Through their manager Brian Epstein's persistence, on March 7 1962 – with Pete Best still their drummer, before they had a recording contract and a full seven months before their first single Love Me Do -– they recorded four songs before a live audience in Manchester for the BBC's light entertainment show Here We Go, a title which would become highly apposite.
It was the start of a long association with various BBC programmes and in total the Beatles made 275 recordings of 88 different songs between that first session and their final one in June 65.
But, as with their time in Hamburg and at the Cavern in Liverpool, these radio sessions made them the road-worthy and studio-savvy band they were. Little wonder when their time came they could go into Abbey Road and record their debut album Please Please Me (released April 63) in about 16 hours.
As a measure of their workload consider this: On July 16 1963 they recorded three Pop Go the Beatles programmes for the BBC they recorded 18 songs in a marathon seven-hour session, the following day they recorded another four songs and the day after that began recording their second album. The next day they went to Wales for two concerts, the following night to Lancashire . . .
Their stamina was extraordinary and their enthusiasm for work unmatched by others at the time. In 1963 they appeared on 39 radio shows.
They also knew a lot of songs before they started writing their own, and at that first BBC session they sang a Lennon original Hello Little Girl dating from about 1960 (which wasn't broadcast), Chuck Berry's Memphis, Tennessee and Roy Orbison's Dream Baby which had only just entered the British charts. Most tellingly they also played the Marvelettes' Please Mr Postman, the first time any music on the Tamla label (the forerunner to Motown) had been played on British radio.
It would appear later on With the Beatles.
Regrettably nothing from that period before their first single was preserved, but later broadcasts were kept and provided the 59 songs which appeared on the double CD Live at the BBC (which has just been reissued in a remastered version).
It appeared in 94, went to number one on the UK charts (three in America) and sold five million copies in six weeks.
Remarkable for a band which hadn't existed for almost 25 years (it own a Grammy for best historical album), and it was a double disc.
At the time Ringo Starr said, "You tend to forget that we were a working band. It’s that mono sound. There were usually no overdubs.
"We were in at the count-in and that was it. I get excited listening to them.”
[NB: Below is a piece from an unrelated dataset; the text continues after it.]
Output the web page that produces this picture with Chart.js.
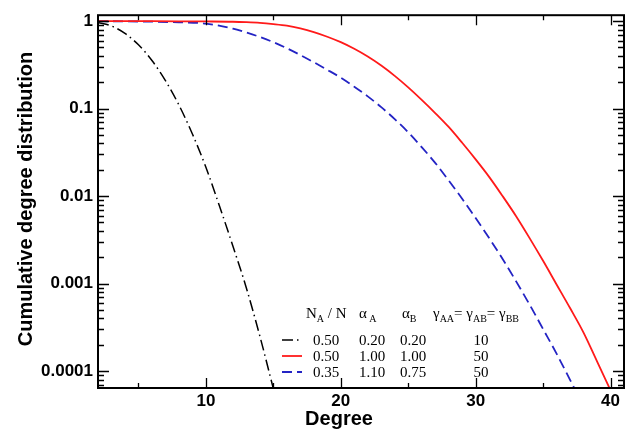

Last week a rather belated companion volume of their BBC recordings On Air; Live at the BBC Vol 2 was released (reviewed here) and it reminds again what a peculiarly distant time their early career was.
These were the days of steam trains, only two channels on British television (both in black and white), mono recordings and pop singers performing on bills with dancing dogs and jugglers.
Hmm, maybe in these days of New Zealand's Got Talent maybe that last one doesn't seem so remote?
On Air has another 63 songs which include 37 previously unreleased performances.
Again what comes through is their love of black American music (Little Richard, Chuck Berry, more Motown, Arthur Alexander) alongside Buddy Holly songs (Words of Love), standards (Beautiful Dreamer) and of course their own blossoming hit-spinning career (She Loves You, This Boy, I Want to Hold Your Hand, a studio outtake of I Feel Fine and a piece of Paul McCartney juvenilia, the little heard I'll Be on My Way).
As McCartney recently noted about these sessions: “There’s a lot of energy and spirit. We are going for it, not holding back at all, trying to put in the best performance of our lifetimes.”
And sprinkled throughout are snippets of some of their on-air banter and quips which were an important and endearing part of the shows. Their unashamedly Northern accents were a rarity on BBC radio at the time, and the Liverpudlian wit was enormously popular.
On Air -- which comes with an introduction by Paul McCartney -- has been compiled by former BBC producer Kevin Howlett who has also just published an authoritative account of the Beatles association with the BBC which changed both parties, The Beatles; The BBC Archives 1962-1970.
So this less scrutinised aspect of the Beatles career is getting a spotlight shone on it again.
As Howlett says of On Air, "this collection of archive radio recordings casts the same spell and provides an uplifting reminder of why the world first fell in the love with the Beatles".
And those first sessions with Pete Best are also covered in Mark Lewisohn's just published Tune In: The Beatles; All These Years, Volume 1, a 930 page tome which only gets the Beatles' story to New Year's Eve 62, the year before the floodgates burst and Beatlemania washed over the world.
From then on their names would be written across the consciousness of popular music, culture would change, Lennon and McCartney would write over 200 songs and their voices would become as distinctive and recognisable as their faces. And it all began more than half a century ago and was captured by that most BRitish of institutions, the BBC.
Interestingly when they auditioned for BBC producer Peter Pilbeam a few weeks before that first recording session in early '62, he was unimpressed by McCartney, liked Lennon's voice and concluded they were “an unusual group, not as 'Rocky' as most, more C&W, with tendency to play music.”
Whatever that meant we might never know, but his final word in capitals said everything: “YES”.